Thoreau's main point for civil disobedience is to have little government as possible. He says "That government is best which governs not at all"; and when men are prepared for it, that will be the kind of government which they will have. Government is at best but an expedient; but most governments are usually, and all governments are sometimes, inexpedient. The objections which have been brought against a standing army, and they are many and weighty, and deserve to prevail, may also at last be brought against a standing government." With this statement he makes clear that he believes that government shouldn't be involved with people's everyday life. He also states that government moves at a very slow pace. Which i think he is trying to say here that if i as a person in this new government have a problem with someone or something. It would take a long time to get anything done about it.

Later he states "Yet this government never of itself furthered any enterprise, but by the alacrity with which it got out of its way. It does not keep the country free. It does not settle the West. It does not educate. The character inherent in the American people has done all that has been accomplished; and it would have done somewhat more, if the government had not sometimes got in its way" I think he put this in here along with example of what the early american has done without the government to continue to rally support for his no government point of view.

"Law never made men a whit more just; and, by means of their respect for it, even the well-disposed are daily made the agents of injustice. A common and natural result of an undue respect for law is, that you may see a file of soldiers, colonel, captain, corporal, privates, powder-monkeys,(5) and all, marching in admirable order over hill and dale to the wars, against their wills, ay, against their common sense and consciences, which makes it very steep marching indeed, and produces a palpitation of the heart." I believe that Thoreau thinks that these young men that serve in our military are doing it against there will, that the government is making laws that force this young men to serve. While yes i'm sure there are men that were serving that didn't want to be there, there were the equal number of men that wanted to protect their country from its enemies.

I'm in favor of something that Thoreau is proposing with this paper, i believe that the government is be involved with some aspects of life here in the USA. They shouldn't be involved to much this is were i agree with him. With the part about a law being made to force young men to serve in the military, i know when i turned 18 i had to fill out my draft card. If there ever was a time that my government needed me to serve to protect my country and family, and my friends i would do it in a heart beat.

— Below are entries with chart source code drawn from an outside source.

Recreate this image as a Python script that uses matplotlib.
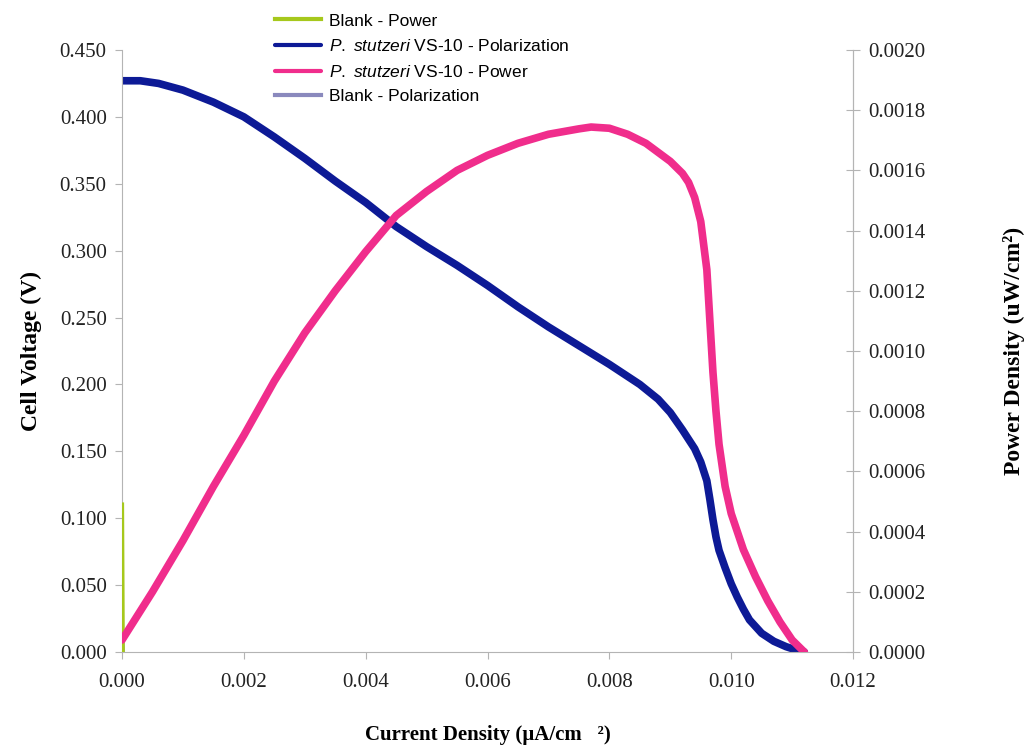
import matplotlib.pyplot as plt

current = [0.0, 0.0003, 0.0006, 0.0010, 0.0015, 0.0020, 0.0025, 0.0030, 0.0035,
           0.0040, 0.0045, 0.0050, 0.0055, 0.0060, 0.0065, 0.0070, 0.0075,
           0.0080, 0.0085, 0.0088, 0.0090, 0.0092, 0.0094, 0.0095, 0.0096,
           0.00965, 0.0097, 0.00975, 0.0098, 0.0099, 0.0100, 0.0101, 0.0102,
           0.0103, 0.0105, 0.0107, 0.0109, 0.0111, 0.0112]
voltage = [0.427, 0.427, 0.425, 0.420, 0.411, 0.400, 0.385, 0.369, 0.352,
           0.336, 0.318, 0.303, 0.289, 0.274, 0.258, 0.243, 0.229,
           0.215, 0.200, 0.189, 0.179, 0.166, 0.152, 0.142, 0.128,
           0.114, 0.099, 0.086, 0.076, 0.063, 0.051, 0.041, 0.032,
           0.024, 0.014, 0.008, 0.004, 0.001, 0.0]

power_current = [0.0, 0.0005, 0.0010, 0.0015, 0.0020, 0.0025, 0.0030, 0.0035,
                 0.0040, 0.0045, 0.0050, 0.0055, 0.0060, 0.0065, 0.0070, 0.0075,
                 0.0077, 0.0080, 0.0083, 0.0086, 0.0088, 0.0090, 0.0092, 0.0093,
                 0.0094, 0.0095, 0.0096, 0.00965, 0.0097, 0.00975, 0.0098, 0.0099,
                 0.0100, 0.0101, 0.0102, 0.0104, 0.0106, 0.0108, 0.0110, 0.0112]
power = [0.00004, 0.00020, 0.00037, 0.00055, 0.00072, 0.00090, 0.00106, 0.00120,
         0.00133, 0.00145, 0.00153, 0.00160, 0.00165, 0.00169, 0.00172, 0.001738,
         0.001744, 0.00174, 0.00172, 0.00169, 0.00166, 0.00163, 0.00159, 0.00156,
         0.00151, 0.00143, 0.00127, 0.00110, 0.00093, 0.00080, 0.00069, 0.00055,
         0.00046, 0.00040, 0.00034, 0.00025, 0.00017, 0.00010, 0.00004, 0.0]

blank_current = [0.0, 0.000005, 0.00001, 0.000012]
blank_power = [0.00049, 0.0003, 0.0001, 0.0]
blank_voltage = [0.012, 0.008, 0.004, 0.001]

BLUE = '#0d1a96'
PINK = '#f02d8c'
GREEN = '#a6c81c'
PURPLE = '#8a89bd'
GRAY = '#b4b4b4'

plt.rcParams['mathtext.fontset'] = 'custom'
plt.rcParams['mathtext.rm'] = 'Liberation Sans'
plt.rcParams['mathtext.it'] = 'Liberation Sans:italic'

fig = plt.figure(figsize=(10.35, 7.46), dpi=100)
ax = fig.add_axes([0.1179, 0.126, 0.7063, 0.807])
ax2 = ax.twinx()

line_kw = dict(solid_joinstyle='round', solid_capstyle='round')
l_bp, = ax2.plot(blank_current, blank_power, color=GREEN, lw=3, label='Blank - Power')
l_pol, = ax.plot(current, voltage, color=BLUE, lw=5.5, **line_kw,
                 label='$\\it{P.\\ stutzeri}$ VS-10 - Polarization')
l_pow, = ax2.plot(power_current, power, color=PINK, lw=5.5, **line_kw,
                  label='$\\it{P.\\ stutzeri}$ VS-10 - Power')
l_bpol, = ax.plot(blank_current, blank_voltage, color=PURPLE, lw=3, label='Blank - Polarization')

ax.set_xlim(0, 0.012)
ax.set_ylim(0, 0.45)
ax2.set_ylim(0, 0.002)
ax.set_xticks([0, 0.002, 0.004, 0.006, 0.008, 0.010, 0.012])
ax.set_xticklabels([f'{v:.3f}' for v in ax.get_xticks()])
ax.set_yticks([i * 0.05 for i in range(10)])
ax.set_yticklabels([f'{i * 0.05:.3f}' for i in range(10)])
ax2.set_yticks([i * 0.0002 for i in range(11)])
ax2.set_yticklabels([f'{i * 0.0002:.4f}' for i in range(11)])

serif = ['Liberation Serif', 'DejaVu Serif']
for a in (ax, ax2):
    a.spines['top'].set_visible(False)
    for s in ('left', 'right', 'bottom'):
        a.spines[s].set_color(GRAY)
    for lab in a.get_xticklabels() + a.get_yticklabels():
        lab.set_family(serif)
        lab.set_fontsize(15)
        lab.set_color('#222222')
ax2.spines['left'].set_visible(False)
ax2.spines['bottom'].set_visible(False)
ax.tick_params(axis='both', direction='out', length=5, color=GRAY, pad=6)
ax.tick_params(axis='x', pad=10)
ax2.tick_params(axis='y', direction='inout', length=10, color=GRAY, pad=6)

ax.set_xlabel('Current Density (µA/cm   ²)', family=serif, fontsize=15,
              fontweight='bold', labelpad=24)
ax.set_ylabel('Cell Voltage (V)', family=serif, fontsize=17, fontweight='bold', labelpad=13)
ax2.set_ylabel('Power Density (uW/cm²)', family=serif, fontsize=17, fontweight='bold',
               labelpad=56)

leg = fig.legend(handles=[l_bp, l_pol, l_pow, l_bpol], loc='upper left',
                 bbox_to_anchor=(0.251, 1.003), frameon=False, handlelength=2.6,
                 handletextpad=0.5, labelspacing=0.55,
                 prop={'family': ['Liberation Sans', 'DejaVu Sans'], 'size': 12.5})
for h in leg.get_lines():
    h.set_linewidth(3)

fig.savefig('out.png', dpi=100)
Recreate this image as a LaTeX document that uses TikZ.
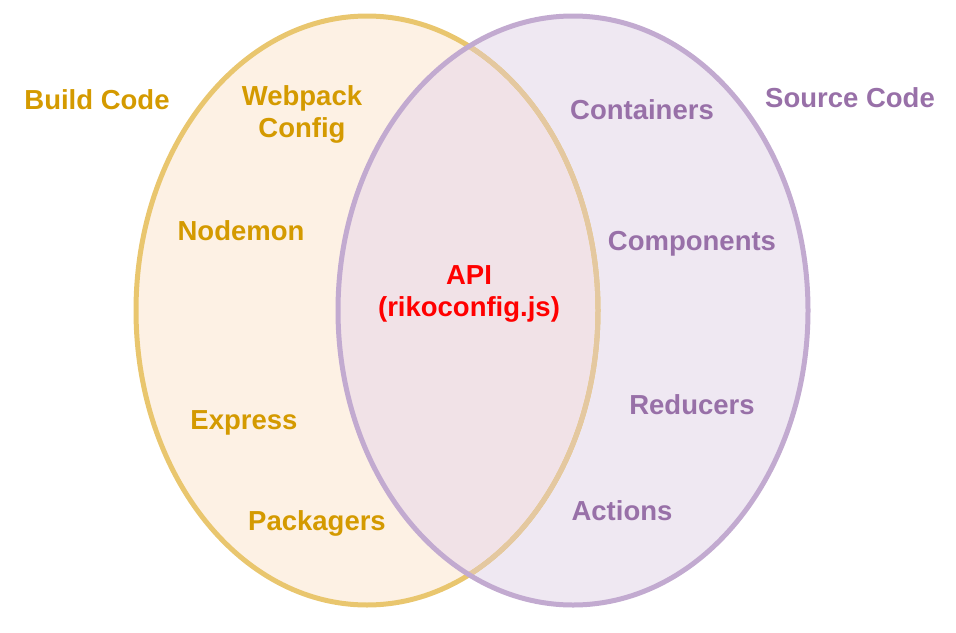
\documentclass[tikz,border=0pt]{standalone}
\usepackage{fontspec}
\setmainfont{Liberation Sans}
\usetikzlibrary{positioning}

\definecolor{buildfill}{RGB}{253,241,228}
\definecolor{buildline}{RGB}{233,198,110}
\definecolor{buildtext}{RGB}{212,154,0}
\definecolor{sourcefill}{RGB}{239,232,242}
\definecolor{sourceline}{RGB}{194,170,208}
\definecolor{sourcetext}{RGB}{152,112,168}
\definecolor{bothfill}{RGB}{241,226,231}
\definecolor{bothline}{RGB}{228,200,160}

\tikzset{
	lbl/.style={font=\bfseries\fontsize{27.5}{32}\selectfont, align=center, inner sep=0pt},
	buildtxt/.style={lbl, text=buildtext},
	sourcetxt/.style={lbl, text=sourcetext},
	apitxt/.style={lbl, text=red},
}

\begin{document}
\begin{tikzpicture}[x=1pt,y=-1pt]
				\useasboundingbox (0,0) rectangle (956,632);
				
				% Circles
				\fill[buildfill] (367,310.5) ellipse [x radius=231, y radius=294.5];
				\fill[sourcefill] (573,310.5) ellipse [x radius=235, y radius=294.5];
				\begin{scope}
					\clip (367,310.5) ellipse [x radius=231, y radius=294.5];
					\fill[bothfill] (573,310.5) ellipse [x radius=235, y radius=294.5];
				\end{scope}
				\draw[buildline, line width=5] (367,310.5) ellipse [x radius=231, y radius=294.5];
				\begin{scope}
					\clip (573,310.5) ellipse [x radius=235, y radius=294.5];
					\draw[bothline, line width=5] (367,310.5) ellipse [x radius=231, y radius=294.5];
				\end{scope}
				\draw[sourceline, line width=5] (573,310.5) ellipse [x radius=235, y radius=294.5];
				
				% Build side
				\node[buildtxt] (build) at (97,100) {Build Code};
				\node[buildtxt] (webpack) at (302,114) {Webpack\\Config};
				\node[buildtxt] (nodemon) at (241,231) {Nodemon};
				\node[buildtxt] (express) at (244,423) {Express};
				\node[buildtxt] (packagers) at (317,523) {Packagers};
				
				% Shared
				\node[apitxt] (api) at (469,294) {API\\(rikoconfig.js)};
				
				% Source side
				\node[sourcetxt] (source) at (850,98) {Source Code};
				\node[sourcetxt] (containers) at (642,110) {Containers};
				\node[sourcetxt] (components) at (692,244) {Components};
				\node[sourcetxt] (reducers) at (692,405) {Reducers};
				\node[sourcetxt] (actions) at (622,511) {Actions};
				
			\end{tikzpicture}
\end{document}
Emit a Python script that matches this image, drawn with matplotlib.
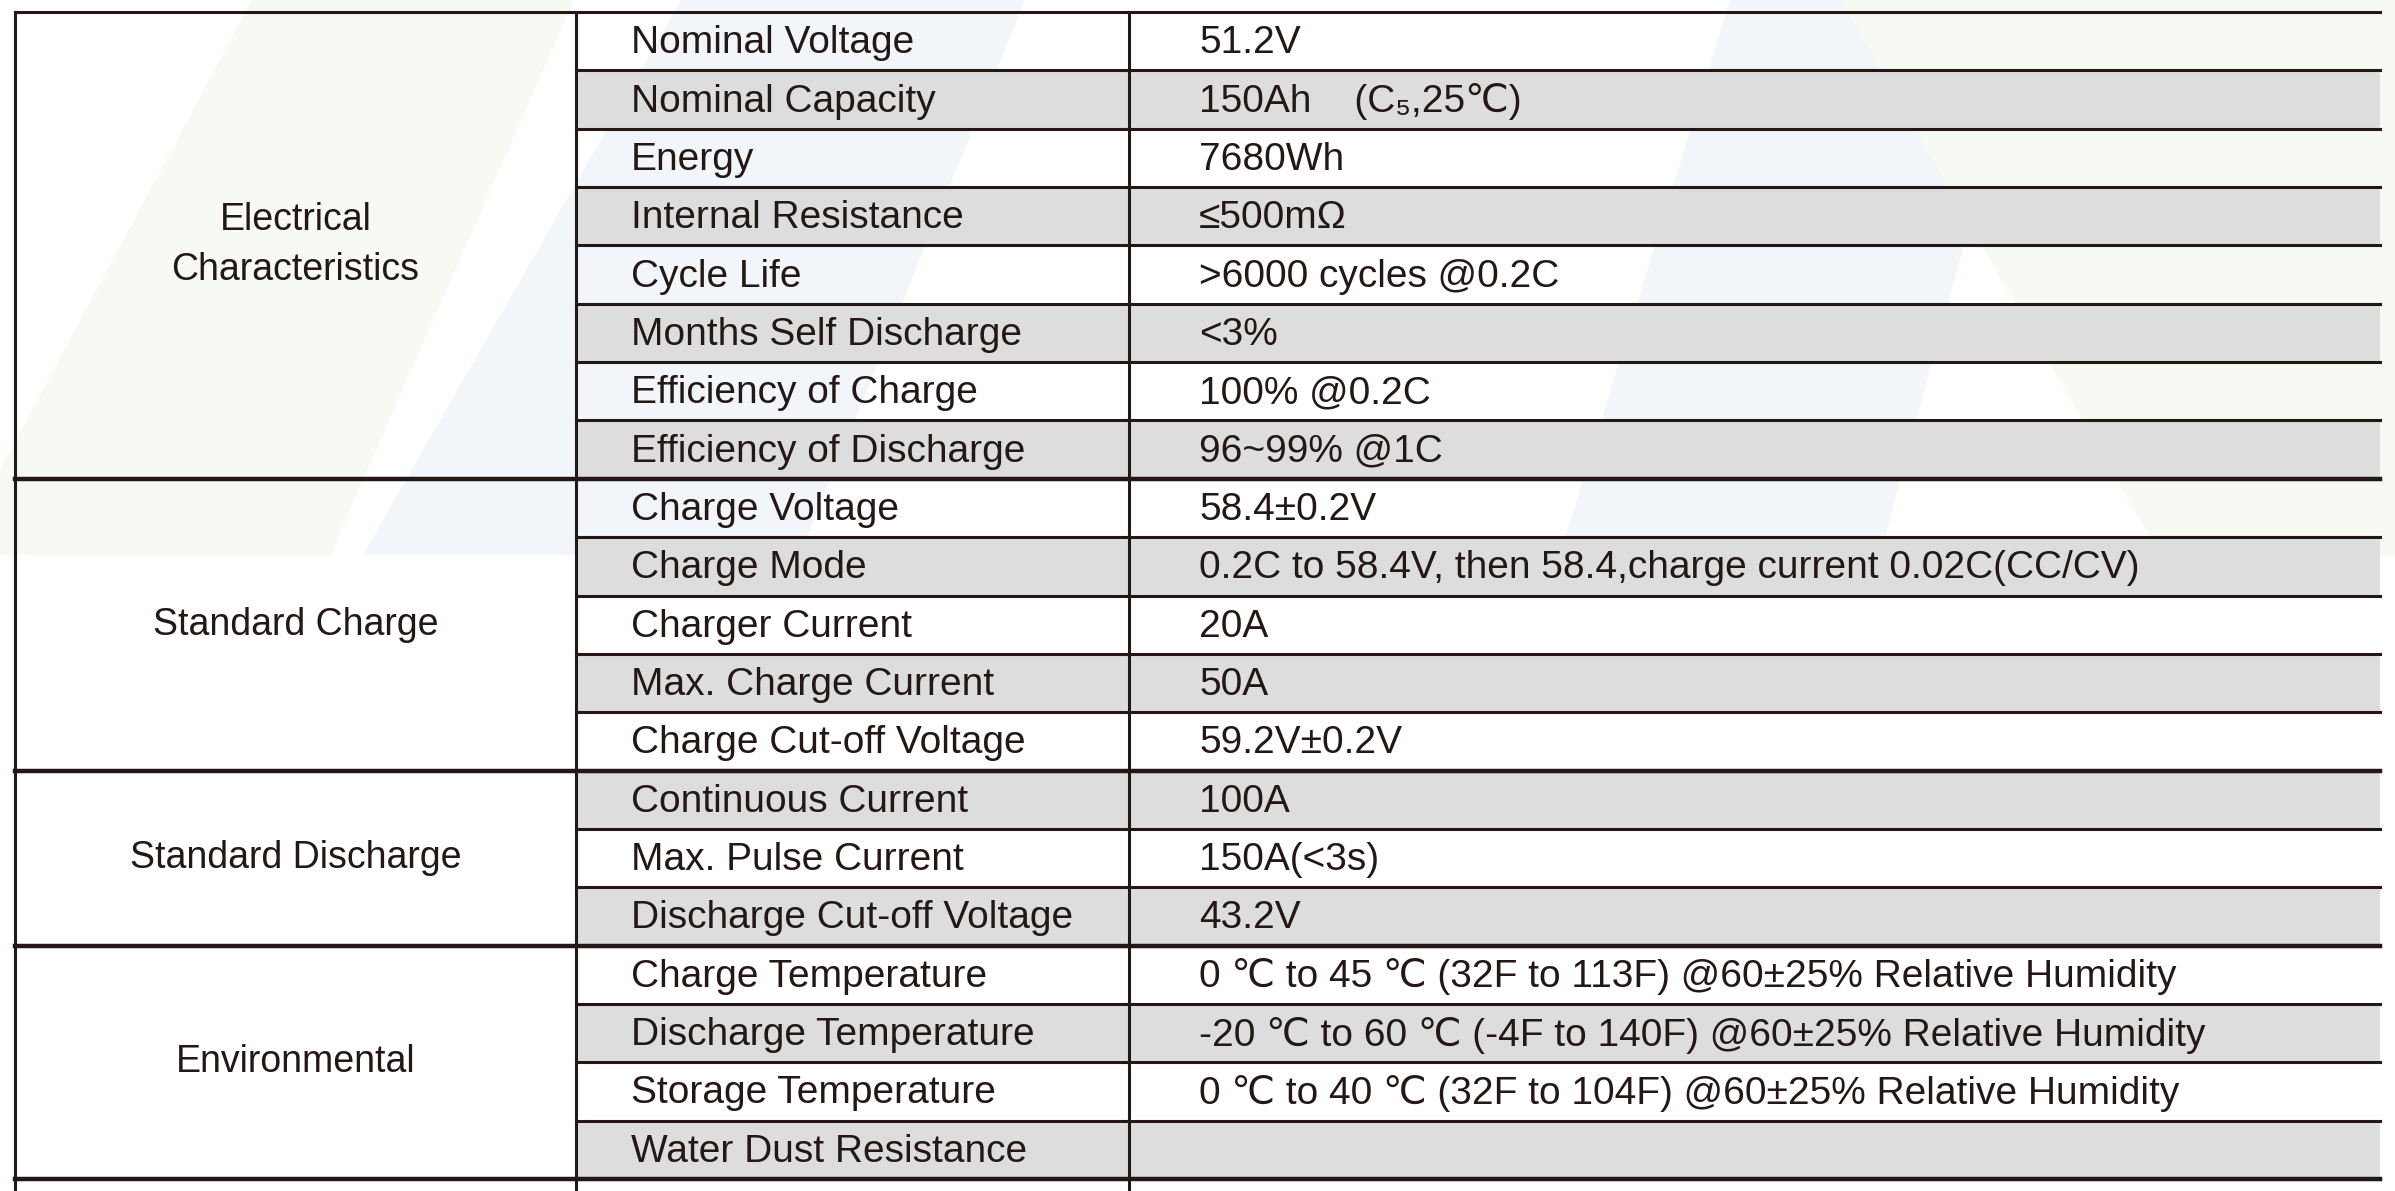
import matplotlib
matplotlib.use("Agg")
import matplotlib.pyplot as plt
from matplotlib.patches import Polygon, Rectangle

groups = ["Electrical\nCharacteristics", "Standard Charge", "Standard Discharge", "Environmental"]
group_sizes = [8, 5, 3, 4]
labels = ["Nominal Voltage", "Nominal Capacity", "Energy", "Internal Resistance", "Cycle Life",
          "Months Self Discharge", "Efficiency of Charge", "Efficiency of Discharge",
          "Charge Voltage", "Charge Mode", "Charger Current", "Max. Charge Current",
          "Charge Cut-off Voltage", "Continuous Current", "Max. Pulse Current",
          "Discharge Cut-off Voltage", "Charge Temperature", "Discharge Temperature",
          "Storage Temperature", "Water Dust Resistance"]
values = ["51.2V", "150Ah    (C₅,25℃)", "7680Wh", "≤500mΩ", ">6000 cycles @0.2C", "<3%",
          "100% @0.2C", "96~99% @1C", "58.4±0.2V",
          "0.2C to 58.4V, then 58.4,charge current 0.02C(CC/CV)", "20A", "50A", "59.2V±0.2V",
          "100A", "150A(<3s)", "43.2V",
          "0 ℃ to 45 ℃ (32F to 113F) @60±25% Relative Humidity",
          "-20 ℃ to 60 ℃ (-4F to 140F) @60±25% Relative Humidity",
          "0 ℃ to 40 ℃ (32F to 104F) @60±25% Relative Humidity", ""]
shaded = [0, 1, 0, 1, 0, 1, 0, 1, 0, 1, 0, 1, 0, 1, 0, 1, 0, 1, 0, 1]

W, H = 2395, 1191
fig = plt.figure(figsize=(W / 100, H / 100), dpi=100)
ax = fig.add_axes([0, 0, 1, 1])
ax.set_xlim(0, W); ax.set_ylim(H, 0); ax.axis("off")

# faint watermark stripes
stripes = [([(252, 0), (574, 0), (330, 555), (0, 555), (0, 470)], "#f7faf2"),
           ([(681, 0), (1025, 0), (800, 555), (363, 555)], "#f2f6fa"),
           ([(1730, 0), (2030, 0), (1880, 555), (1560, 555)], "#f2f6fa"),
           ([(1840, 0), (2395, 0), (2395, 555), (2160, 555)], "#f7faf2")]
for pts, c in stripes:
    ax.add_patch(Polygon(pts, closed=True, fc=c, ec="none", zorder=0))

fam = ["Liberation Sans", "DejaVu Sans"]
x0, x1, x2, x3 = 15, 576, 1129, 2380
top, rh = 12, 58.35
n = len(labels)
fs = 28
for i in range(n):
    y = top + i * rh
    if shaded[i]:
        ax.add_patch(Rectangle((x1, y), x3 - x1, rh, fc="#dcdddc", ec="none", zorder=1))
    ax.text(x1 + 55, y + rh / 2 + 2, labels[i], fontsize=fs, family=fam, va="center",
            ha="left", color="#231815", zorder=3)
    ax.text(x2 + 70, y + rh / 2 + 2, values[i], fontsize=fs, family=fam, va="center",
            ha="left", color="#231815", zorder=3)
    ax.plot([x1, x3], [y + rh, y + rh], color="#231815", lw=2.2, zorder=2)

ax.plot([x0, x3], [top, top], color="#231815", lw=2.2, zorder=2)
start = 0
for g, s in zip(groups, group_sizes):
    yb = top + (start + s) * rh
    yc = top + (start + s / 2) * rh
    ax.text((x0 + x1) / 2, yc, g, fontsize=fs - 1, family=fam, ha="center", va="center",
            color="#231815", linespacing=1.5, zorder=3)
    ax.plot([x0, x3], [yb, yb], color="#231815", lw=3.2, zorder=2)
    start += s
for x in (x0, x1, x2):
    ax.plot([x, x], [top, H], color="#231815", lw=2.2, zorder=2)

fig.savefig("out.png", dpi=100)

  1. You have some really good quotes in here. I enjoyed your interpretation of them. As I read I got the feeling that Thoreau wanted Americans to start thinking for themselves. He seemed to say that any government that would willingly go to war with neighboring countries simply to promote slavery or supported slavery at all for that matter was a government that no longer looked out for the good of all people.

  2. If an individual sees a war as unjust, as Thoreau saw the Mexican-American War, and that individual is in the military, he or she is still compelled to fight that war. Is it against a soldier's "common sense and consciences" to kill a person in a war that he or she sees as unjust? Is the soldier defending his or her country? If a person views a war as unjust, who is the enemy?